■ **Set problem**
Reproduce the listing word for word, leaving every picture behind.

■ **Supplied material**

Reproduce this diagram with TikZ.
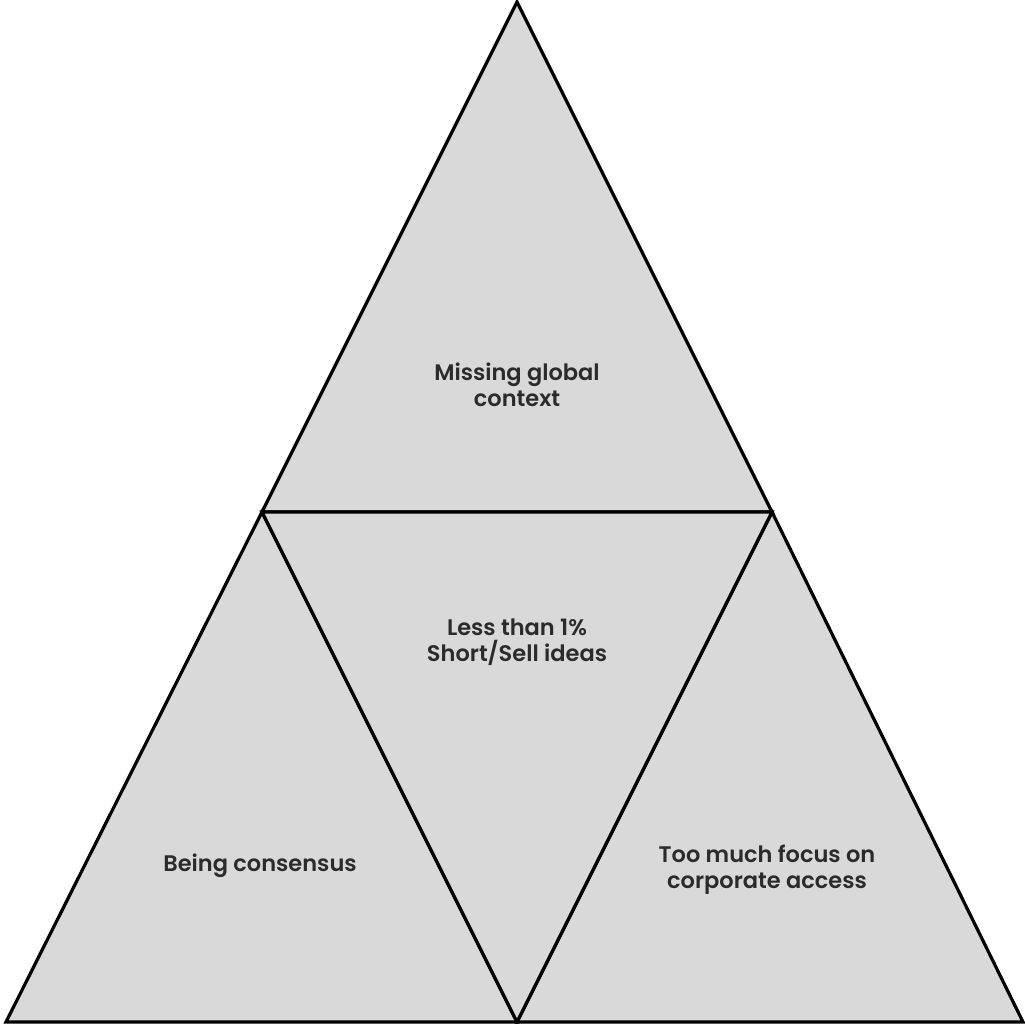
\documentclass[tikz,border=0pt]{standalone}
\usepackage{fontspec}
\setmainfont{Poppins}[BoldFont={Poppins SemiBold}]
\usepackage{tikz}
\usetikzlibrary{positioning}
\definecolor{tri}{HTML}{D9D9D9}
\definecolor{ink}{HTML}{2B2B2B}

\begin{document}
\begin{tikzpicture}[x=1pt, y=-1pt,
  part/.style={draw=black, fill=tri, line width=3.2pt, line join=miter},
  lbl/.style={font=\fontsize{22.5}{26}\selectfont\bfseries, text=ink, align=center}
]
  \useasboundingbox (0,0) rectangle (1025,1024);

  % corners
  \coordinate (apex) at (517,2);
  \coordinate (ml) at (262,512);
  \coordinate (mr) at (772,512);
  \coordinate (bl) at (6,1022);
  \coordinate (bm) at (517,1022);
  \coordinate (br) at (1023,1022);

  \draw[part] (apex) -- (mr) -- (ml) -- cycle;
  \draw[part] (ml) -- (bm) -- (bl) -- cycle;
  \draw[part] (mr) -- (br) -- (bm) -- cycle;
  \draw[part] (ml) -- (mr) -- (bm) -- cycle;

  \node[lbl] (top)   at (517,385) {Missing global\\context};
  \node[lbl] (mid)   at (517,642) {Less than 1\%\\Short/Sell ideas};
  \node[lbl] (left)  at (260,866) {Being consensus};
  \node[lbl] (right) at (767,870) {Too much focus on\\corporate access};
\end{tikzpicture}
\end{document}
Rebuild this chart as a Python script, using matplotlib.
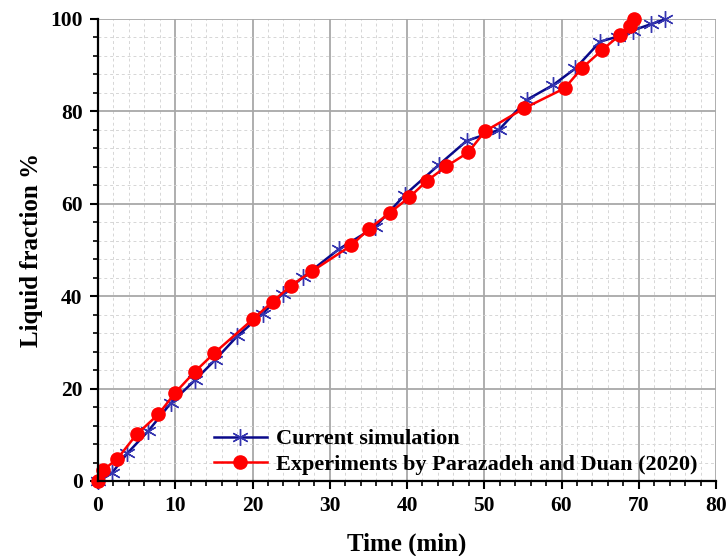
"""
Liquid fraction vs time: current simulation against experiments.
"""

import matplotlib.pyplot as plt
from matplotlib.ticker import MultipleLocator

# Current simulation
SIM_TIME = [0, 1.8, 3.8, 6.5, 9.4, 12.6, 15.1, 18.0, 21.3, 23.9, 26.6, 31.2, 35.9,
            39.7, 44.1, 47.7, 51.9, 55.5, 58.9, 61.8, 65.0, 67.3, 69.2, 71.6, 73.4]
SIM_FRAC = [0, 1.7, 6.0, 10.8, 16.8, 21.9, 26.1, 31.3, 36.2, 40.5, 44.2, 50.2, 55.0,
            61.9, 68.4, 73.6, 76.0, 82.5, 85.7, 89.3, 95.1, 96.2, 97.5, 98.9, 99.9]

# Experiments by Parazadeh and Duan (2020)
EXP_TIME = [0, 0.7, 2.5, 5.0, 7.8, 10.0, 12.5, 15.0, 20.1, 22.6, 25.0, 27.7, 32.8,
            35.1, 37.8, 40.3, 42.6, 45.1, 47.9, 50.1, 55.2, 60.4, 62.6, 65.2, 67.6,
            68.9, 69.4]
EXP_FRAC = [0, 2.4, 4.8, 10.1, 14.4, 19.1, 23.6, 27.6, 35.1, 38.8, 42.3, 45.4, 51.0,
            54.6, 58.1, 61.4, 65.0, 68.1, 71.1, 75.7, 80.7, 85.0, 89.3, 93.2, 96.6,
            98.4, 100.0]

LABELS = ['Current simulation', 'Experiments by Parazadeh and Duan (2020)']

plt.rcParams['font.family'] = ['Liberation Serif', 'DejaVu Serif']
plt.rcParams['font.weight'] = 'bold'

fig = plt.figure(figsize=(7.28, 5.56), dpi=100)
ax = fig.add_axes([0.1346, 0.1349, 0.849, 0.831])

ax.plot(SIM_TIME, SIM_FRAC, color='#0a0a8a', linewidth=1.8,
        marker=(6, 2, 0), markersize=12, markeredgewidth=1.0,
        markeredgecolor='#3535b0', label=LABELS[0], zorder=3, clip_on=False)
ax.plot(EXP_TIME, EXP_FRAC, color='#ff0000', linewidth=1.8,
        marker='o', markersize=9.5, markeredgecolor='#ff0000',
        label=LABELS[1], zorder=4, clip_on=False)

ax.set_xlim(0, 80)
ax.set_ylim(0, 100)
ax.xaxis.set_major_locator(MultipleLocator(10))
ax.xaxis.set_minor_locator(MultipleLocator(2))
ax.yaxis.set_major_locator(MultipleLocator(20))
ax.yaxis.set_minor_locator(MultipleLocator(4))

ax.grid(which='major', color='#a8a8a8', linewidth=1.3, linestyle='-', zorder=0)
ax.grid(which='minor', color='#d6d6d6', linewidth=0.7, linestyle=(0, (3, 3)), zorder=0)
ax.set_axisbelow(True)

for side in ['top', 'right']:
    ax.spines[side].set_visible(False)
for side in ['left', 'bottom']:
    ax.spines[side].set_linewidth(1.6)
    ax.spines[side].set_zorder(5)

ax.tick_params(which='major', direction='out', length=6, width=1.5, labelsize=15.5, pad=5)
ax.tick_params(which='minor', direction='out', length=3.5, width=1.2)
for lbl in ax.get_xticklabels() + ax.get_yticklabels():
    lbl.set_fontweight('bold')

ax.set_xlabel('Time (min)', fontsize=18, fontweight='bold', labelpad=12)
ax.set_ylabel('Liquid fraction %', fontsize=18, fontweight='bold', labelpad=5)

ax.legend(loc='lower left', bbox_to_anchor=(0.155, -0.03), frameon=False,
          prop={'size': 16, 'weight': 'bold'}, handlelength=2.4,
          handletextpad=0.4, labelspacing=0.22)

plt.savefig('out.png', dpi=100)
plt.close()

■ **Response to this exercise**
Reproduce this diagram with TikZ.
\documentclass[tikz,border=0pt]{standalone}
\usepackage{fontspec}
\setmainfont{Poppins}[BoldFont={Poppins SemiBold}]
\usepackage{tikz}
\usetikzlibrary{positioning}
\definecolor{tri}{HTML}{D9D9D9}
\definecolor{ink}{HTML}{2B2B2B}

\begin{document}
\begin{tikzpicture}[x=1pt, y=-1pt,
  part/.style={draw=black, fill=tri, line width=3.2pt, line join=miter},
  lbl/.style={font=\fontsize{22.5}{26}\selectfont\bfseries, text=ink, align=center}
]
  \useasboundingbox (0,0) rectangle (1025,1024);

  % corners
  \coordinate (apex) at (517,2);
  \coordinate (ml) at (262,512);
  \coordinate (mr) at (772,512);
  \coordinate (bl) at (6,1022);
  \coordinate (bm) at (517,1022);
  \coordinate (br) at (1023,1022);

  \draw[part] (apex) -- (mr) -- (ml) -- cycle;
  \draw[part] (ml) -- (bm) -- (bl) -- cycle;
  \draw[part] (mr) -- (br) -- (bm) -- cycle;
  \draw[part] (ml) -- (mr) -- (bm) -- cycle;

  \node[lbl] (top)   at (517,385) {Missing global\\context};
  \node[lbl] (mid)   at (517,642) {Less than 1\%\\Short/Sell ideas};
  \node[lbl] (left)  at (260,866) {Being consensus};
  \node[lbl] (right) at (767,870) {Too much focus on\\corporate access};
\end{tikzpicture}
\end{document}
Rebuild this chart as a Python script, using matplotlib.
"""
Liquid fraction vs time: current simulation against experiments.
"""

import matplotlib.pyplot as plt
from matplotlib.ticker import MultipleLocator

# Current simulation
SIM_TIME = [0, 1.8, 3.8, 6.5, 9.4, 12.6, 15.1, 18.0, 21.3, 23.9, 26.6, 31.2, 35.9,
            39.7, 44.1, 47.7, 51.9, 55.5, 58.9, 61.8, 65.0, 67.3, 69.2, 71.6, 73.4]
SIM_FRAC = [0, 1.7, 6.0, 10.8, 16.8, 21.9, 26.1, 31.3, 36.2, 40.5, 44.2, 50.2, 55.0,
            61.9, 68.4, 73.6, 76.0, 82.5, 85.7, 89.3, 95.1, 96.2, 97.5, 98.9, 99.9]

# Experiments by Parazadeh and Duan (2020)
EXP_TIME = [0, 0.7, 2.5, 5.0, 7.8, 10.0, 12.5, 15.0, 20.1, 22.6, 25.0, 27.7, 32.8,
            35.1, 37.8, 40.3, 42.6, 45.1, 47.9, 50.1, 55.2, 60.4, 62.6, 65.2, 67.6,
            68.9, 69.4]
EXP_FRAC = [0, 2.4, 4.8, 10.1, 14.4, 19.1, 23.6, 27.6, 35.1, 38.8, 42.3, 45.4, 51.0,
            54.6, 58.1, 61.4, 65.0, 68.1, 71.1, 75.7, 80.7, 85.0, 89.3, 93.2, 96.6,
            98.4, 100.0]

LABELS = ['Current simulation', 'Experiments by Parazadeh and Duan (2020)']

plt.rcParams['font.family'] = ['Liberation Serif', 'DejaVu Serif']
plt.rcParams['font.weight'] = 'bold'

fig = plt.figure(figsize=(7.28, 5.56), dpi=100)
ax = fig.add_axes([0.1346, 0.1349, 0.849, 0.831])

ax.plot(SIM_TIME, SIM_FRAC, color='#0a0a8a', linewidth=1.8,
        marker=(6, 2, 0), markersize=12, markeredgewidth=1.0,
        markeredgecolor='#3535b0', label=LABELS[0], zorder=3, clip_on=False)
ax.plot(EXP_TIME, EXP_FRAC, color='#ff0000', linewidth=1.8,
        marker='o', markersize=9.5, markeredgecolor='#ff0000',
        label=LABELS[1], zorder=4, clip_on=False)

ax.set_xlim(0, 80)
ax.set_ylim(0, 100)
ax.xaxis.set_major_locator(MultipleLocator(10))
ax.xaxis.set_minor_locator(MultipleLocator(2))
ax.yaxis.set_major_locator(MultipleLocator(20))
ax.yaxis.set_minor_locator(MultipleLocator(4))

ax.grid(which='major', color='#a8a8a8', linewidth=1.3, linestyle='-', zorder=0)
ax.grid(which='minor', color='#d6d6d6', linewidth=0.7, linestyle=(0, (3, 3)), zorder=0)
ax.set_axisbelow(True)

for side in ['top', 'right']:
    ax.spines[side].set_visible(False)
for side in ['left', 'bottom']:
    ax.spines[side].set_linewidth(1.6)
    ax.spines[side].set_zorder(5)

ax.tick_params(which='major', direction='out', length=6, width=1.5, labelsize=15.5, pad=5)
ax.tick_params(which='minor', direction='out', length=3.5, width=1.2)
for lbl in ax.get_xticklabels() + ax.get_yticklabels():
    lbl.set_fontweight('bold')

ax.set_xlabel('Time (min)', fontsize=18, fontweight='bold', labelpad=12)
ax.set_ylabel('Liquid fraction %', fontsize=18, fontweight='bold', labelpad=5)

ax.legend(loc='lower left', bbox_to_anchor=(0.155, -0.03), frameon=False,
          prop={'size': 16, 'weight': 'bold'}, handlelength=2.4,
          handletextpad=0.4, labelspacing=0.22)

plt.savefig('out.png', dpi=100)
plt.close()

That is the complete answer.